I don't know high level physics. Thus, the only way I could reasonably believe that this is true is by seeing it in action myself. People, if this is true, our entire world would be revolutionized. Can you say 'flying cars' and 'iron man suits' powered by hydrogen?
Until I see some conclusive evidence, I refuse to believe that this technology is real. I wish it were - I really do. I apologize for my rampant skepticism but I like to rely on concrete facts. So far, this experiment was verified by one university, and that's insufficient.
That however is one university more than any of the hundreds of thousands of "free energy" scams since the industrial revolution began.
That we do not know all that there is to reality is all too apparent. The more I look into the current state of QED, Physics, and Astrophysics, the more I am inclined to believe those who claim it's been hijacked by mathematicians with no concern for reality versus their mathematics.

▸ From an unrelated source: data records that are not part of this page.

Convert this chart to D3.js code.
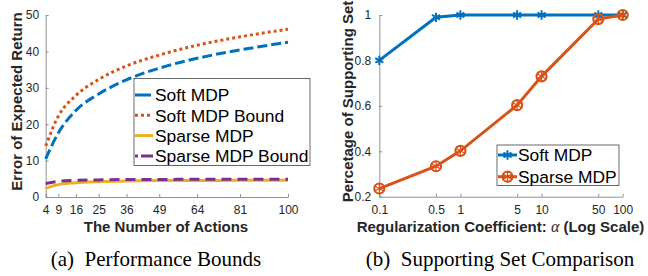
<!DOCTYPE html>
<html>
<head>
<meta charset="utf-8">
<script src="https://cdn.jsdelivr.net/npm/d3@7"></script>
<style>
  body { margin: 0; background: #fff; }
  svg { display: block; }
  .tick text { font-family: "Liberation Sans", Arial, sans-serif; font-size: 12px; fill: #262626; }
  .axis path, .axis line { stroke: #777; stroke-width: 0.8; }
  .axis-label { font-family: "Liberation Sans", Arial, sans-serif; font-size: 15px; font-weight: bold; fill: #262626; }
  .caption { font-family: "Liberation Serif", "Times New Roman", serif; font-size: 21px; fill: #000; }
  .legend text { font-family: "Liberation Sans", Arial, sans-serif; fill: #000; }
</style>
</head>
<body>
<svg width="648" height="276"></svg>
<script>
// (a) performance bounds
const actions = [4, 9, 16, 25, 36, 49, 64, 81, 100];
const softMDP = [10.5, 17.6, 23.8, 28.3, 32.2, 35.4, 38.1, 40.4, 42.5];
const softBound = [14.0, 22.2, 27.9, 32.3, 36.0, 39.0, 41.7, 44.0, 46.1];
const sparseMDP = [2.4, 3.4, 3.9, 4.2, 4.4, 4.5, 4.5, 4.6, 4.6];
const sparseBound = [3.7, 4.3, 4.6, 4.7, 4.8, 4.8, 4.9, 4.9, 4.9];
const yTicksA = [0, 10, 20, 30, 40, 50];

// (b) supporting set comparison
const alphas = [0.1, 0.5, 1, 5, 10, 50, 100];
const softSupport = [0.80, 0.99, 1.0, 1.0, 1.0, 1.0, 1.0];
const sparseSupport = [0.236, 0.334, 0.402, 0.603, 0.73, 0.982, 1.0];
const yTicksB = [0.2, 0.4, 0.6, 0.8, 1];

const blue = "#0072BD", orange = "#D95319", yellow = "#EDB120", purple = "#7E2F8E";

const svg = d3.select("svg");

// ---------- left panel ----------
const xA = d3.scaleLinear().domain([4, 100]).range([45.7, 288]);
const yA = d3.scaleLinear().domain([0, 50]).range([197, 15]);

svg.append("g").attr("class", "axis")
  .attr("transform", `translate(0,${yA(0)})`)
  .call(d3.axisBottom(xA).tickValues(actions).tickSizeInner(-3).tickSizeOuter(0).tickPadding(8.5));
svg.append("g").attr("class", "axis")
  .attr("transform", `translate(${xA(4)},0)`)
  .call(d3.axisLeft(yA).tickValues(yTicksA).tickSizeInner(-3).tickSizeOuter(0).tickPadding(6.5));

const seriesA = [
  {name: "Soft MDP", values: softMDP, color: blue, dash: "10,4"},
  {name: "Soft MDP Bound", values: softBound, color: orange, dash: "3,3"},
  {name: "Sparse MDP", values: sparseMDP, color: yellow, dash: null},
  {name: "Sparse MDP Bound", values: sparseBound, color: purple, dash: "10,6"}
];

const lineA = d3.line()
  .x((d, i) => xA(actions[i]))
  .y(d => yA(d))
  .curve(d3.curveMonotoneX);

// draw sparse first so the bound sits on top like the original
[2, 3, 0, 1].forEach(k => {
  const s = seriesA[k];
  svg.append("path")
    .attr("d", lineA(s.values))
    .attr("fill", "none")
    .attr("stroke", s.color)
    .attr("stroke-width", 3)
    .attr("stroke-dasharray", s.dash);
});

svg.append("text").attr("class", "axis-label")
  .attr("x", 166).attr("y", 231.5).attr("text-anchor", "middle")
  .text("The Number of Actions");
svg.append("text").attr("class", "axis-label")
  .attr("transform", "translate(21.5,101.5) rotate(-90)")
  .attr("text-anchor", "middle")
  .text("Error of Expected Return");

const legA = svg.append("g").attr("class", "legend");
legA.append("rect")
  .attr("x", 134).attr("y", 78.5).attr("width", 176).attr("height", 87)
  .attr("fill", "#fff").attr("stroke", "#444").attr("stroke-width", 0.8);
seriesA.forEach((s, i) => {
  const cy = 95 + i * 20.3;
  legA.append("line")
    .attr("x1", 135).attr("x2", 153).attr("y1", cy).attr("y2", cy)
    .attr("stroke", s.color).attr("stroke-width", 3)
    .attr("stroke-dasharray", s.dash === "10,6" ? "3,3,12" : s.dash === "10,4" ? "16" : s.dash);
  legA.append("text")
    .attr("x", 155).attr("y", cy + 6.2)
    .style("font-size", "17.4px")
    .text(s.name);
});

svg.append("text").attr("class", "caption")
  .attr("x", 156).attr("y", 266).attr("text-anchor", "middle")
  .attr("xml:space", "preserve")
  .text("(a)  Performance Bounds");

// ---------- right panel ----------
const xB = d3.scaleLog().domain([0.1, 100]).range([379.3, 622.7]);
const yB = d3.scaleLinear().domain([0.2, 1]).range([196.7, 15]);

svg.append("g").attr("class", "axis")
  .attr("transform", `translate(0,${yB(0.2)})`)
  .call(d3.axisBottom(xB).tickValues(alphas).tickFormat(d => String(d))
    .tickSizeInner(-3).tickSizeOuter(0).tickPadding(8.5));
svg.append("g").attr("class", "axis")
  .attr("transform", `translate(${xB(0.1)},0)`)
  .call(d3.axisLeft(yB).tickValues(yTicksB).tickFormat(d => String(d))
    .tickSizeInner(-3).tickSizeOuter(0).tickPadding(8));

const lineB = d3.line()
  .x((d, i) => xB(alphas[i]))
  .y(d => yB(d));

const star = d3.symbol().type(d3.symbolAsterisk).size(60);
const bigStar = d3.symbol().type(d3.symbolAsterisk).size(90);

function drawMarker(g, kind, x, y) {
  if (kind === "soft") {
    g.append("path").attr("d", star())
      .attr("transform", `translate(${x},${y})`)
      .attr("fill", "none").attr("stroke", blue).attr("stroke-width", 2);
  } else {
    g.append("circle").attr("cx", x).attr("cy", y).attr("r", 5)
      .attr("fill", "none").attr("stroke", orange).attr("stroke-width", 2.2);
    g.append("path").attr("d", bigStar())
      .attr("transform", `translate(${x},${y})`)
      .attr("fill", "none").attr("stroke", orange).attr("stroke-width", 1.2);
  }
}

svg.append("path").attr("d", lineB(softSupport))
  .attr("fill", "none").attr("stroke", blue).attr("stroke-width", 3);
const softPts = svg.append("g");
softSupport.forEach((v, i) => drawMarker(softPts, "soft", xB(alphas[i]), yB(v)));

svg.append("path").attr("d", lineB(sparseSupport))
  .attr("fill", "none").attr("stroke", orange).attr("stroke-width", 3);
const sparsePts = svg.append("g");
sparseSupport.forEach((v, i) => drawMarker(sparsePts, "sparse", xB(alphas[i]), yB(v)));

const xLab = svg.append("text").attr("class", "axis-label")
  .attr("x", 500.5).attr("y", 231.5).attr("text-anchor", "middle");
xLab.append("tspan").text("Regularization Coefficient: ");
xLab.append("tspan")
  .style("font-family", "'Liberation Serif', 'Times New Roman', serif")
  .style("font-style", "italic").style("font-weight", "normal").style("font-size", "16px")
  .text("α");
xLab.append("tspan").text(" (Log Scale)");

svg.append("text").attr("class", "axis-label")
  .attr("transform", "translate(352.5,101.5) rotate(-90)")
  .attr("text-anchor", "middle")
  .text("Percetage of Supporting Set");

const legB = svg.append("g").attr("class", "legend");
legB.append("rect")
  .attr("x", 497).attr("y", 145).attr("width", 122).attr("height", 40.5)
  .attr("fill", "#fff").attr("stroke", "#444").attr("stroke-width", 0.8);
[["Soft MDP", blue, "soft"], ["Sparse MDP", orange, "sparse"]].forEach(([name, c, kind], i) => {
  const cy = 155 + i * 21.7;
  legB.append("line")
    .attr("x1", 498).attr("x2", 517).attr("y1", cy).attr("y2", cy)
    .attr("stroke", c).attr("stroke-width", 3);
  drawMarker(legB, kind, 507.5, cy);
  legB.append("text")
    .attr("x", 518).attr("y", cy + 6.2)
    .style("font-size", "17.4px")
    .text(name);
});

svg.append("text").attr("class", "caption")
  .attr("x", 500).attr("y", 266).attr("text-anchor", "middle")
  .attr("xml:space", "preserve")
  .text("(b)  Supporting Set Comparison");
</script>
</body>
</html>
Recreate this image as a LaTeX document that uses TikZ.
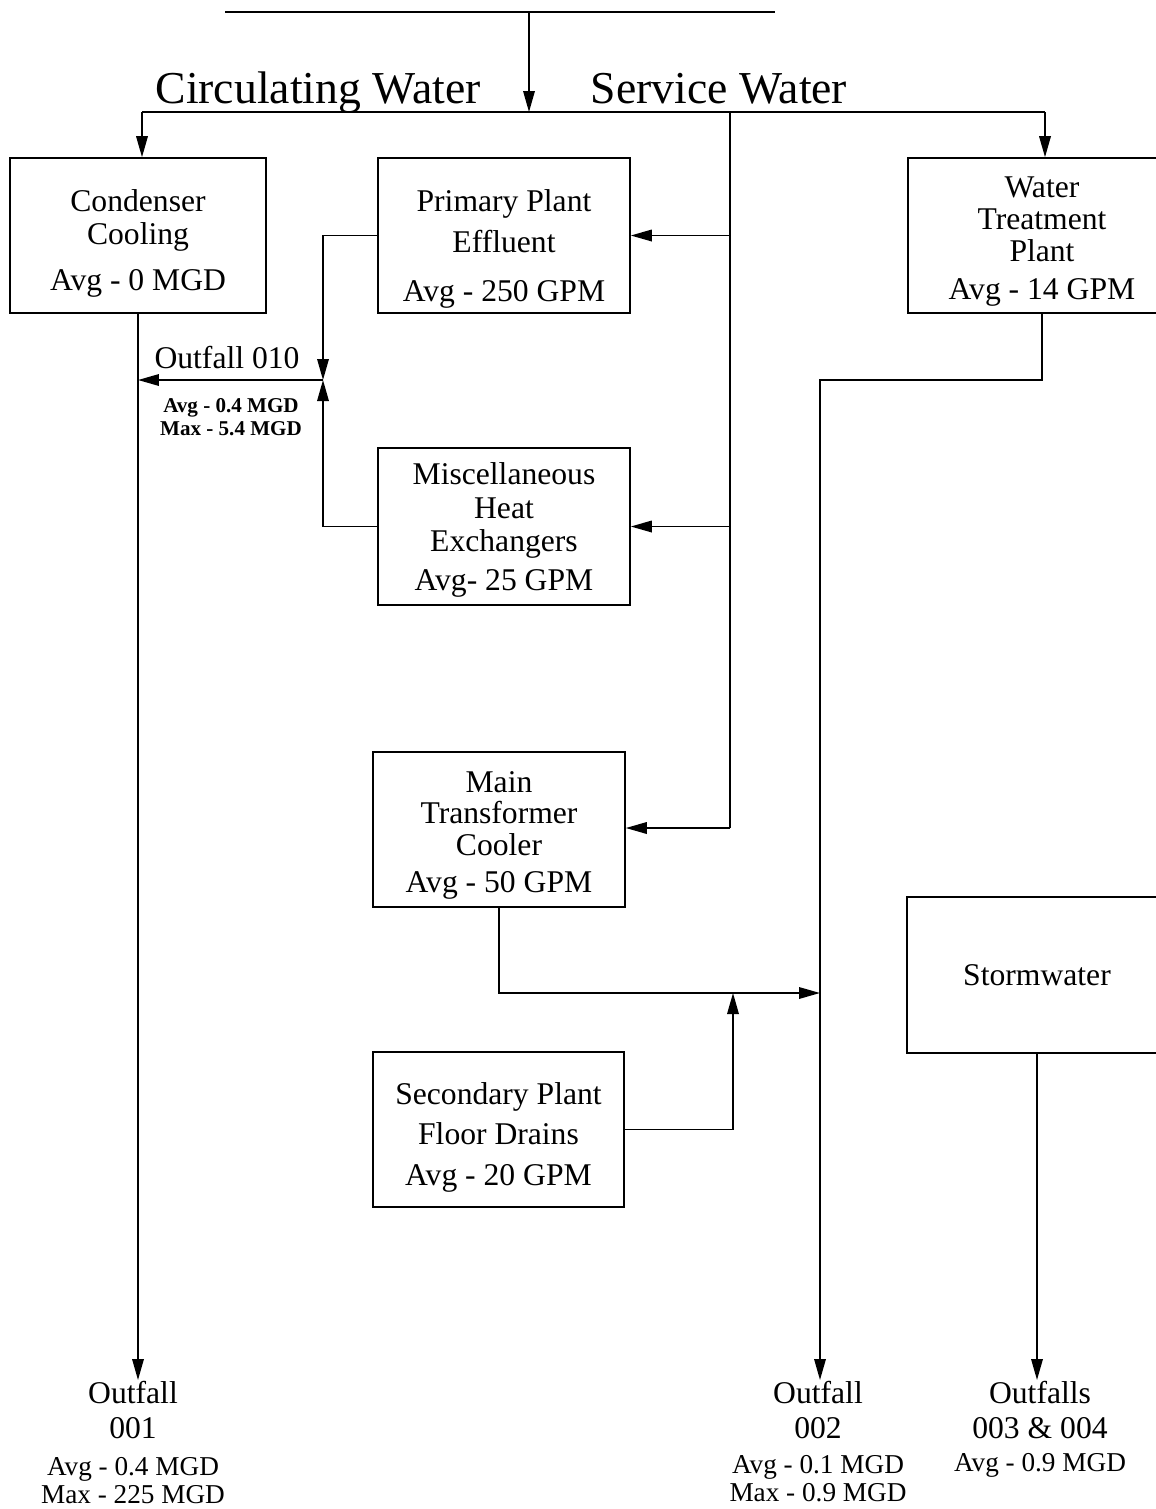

Nothing that exists in 3D space can be a 0 dimensional object, and nothing that exists in Finite Space can be an infinity. Only in Abstract (i.e. non-real) Math can infinities be created. As Tom Van Flandern states:
http://metaresearch....sPrinciples.aspThe principles of physics are inviolate rules because any contradiction would be tantamount to magic, a miracle, or the supernatural. Allowing miracles into theories makes them non-falsifiable, and therefore unscientific. Adhering to these logical principles and accepting "no miracles" as the only valid "first principle" is now known as "deep reality physics". The following principles were discussed here:
Every effect has an antecedent, proximate cause
No time reversal
No true action at a distance
No creation ex nihilo
No demise ad nihil
The finite cannot become infinite
Tangible, material entities cannot occupy the same space at the same time
These corollaries flow from application of the principles:
Nature has no singularities
There are no black holes
There was no Big Bang
2-way time travel is impossible
These corollaries follow from classical definitions of dimensions:
Extra dimensions are not needed to describe physical reality
The five ordinary dimensions are always uniform, linear, and universal
The speed of light is not a universal speed limit
Discovering a definite violation of a physical principle would bring into question the nature of the reality we inhabit.
Whether you agree with anything else he has to say or not, I would suggest reading the full of that one paper.
Do BLP and Casimir Well devices violate physics? I don't know, but the fact that a chemistry lab, a science grounded in cold hard reality (if two chemicals won't mix, all the theory in the world saying it should is useless) has verified excessive heat speaks far more loudly that it could be reality than all the mathematicians who have spent a century going back to the drawing board because reality failed to match their math telling me it's "impossible"
We shall see if they manage to make it work. At this stage, I think they've gained a few lengths on the rest of the pack though.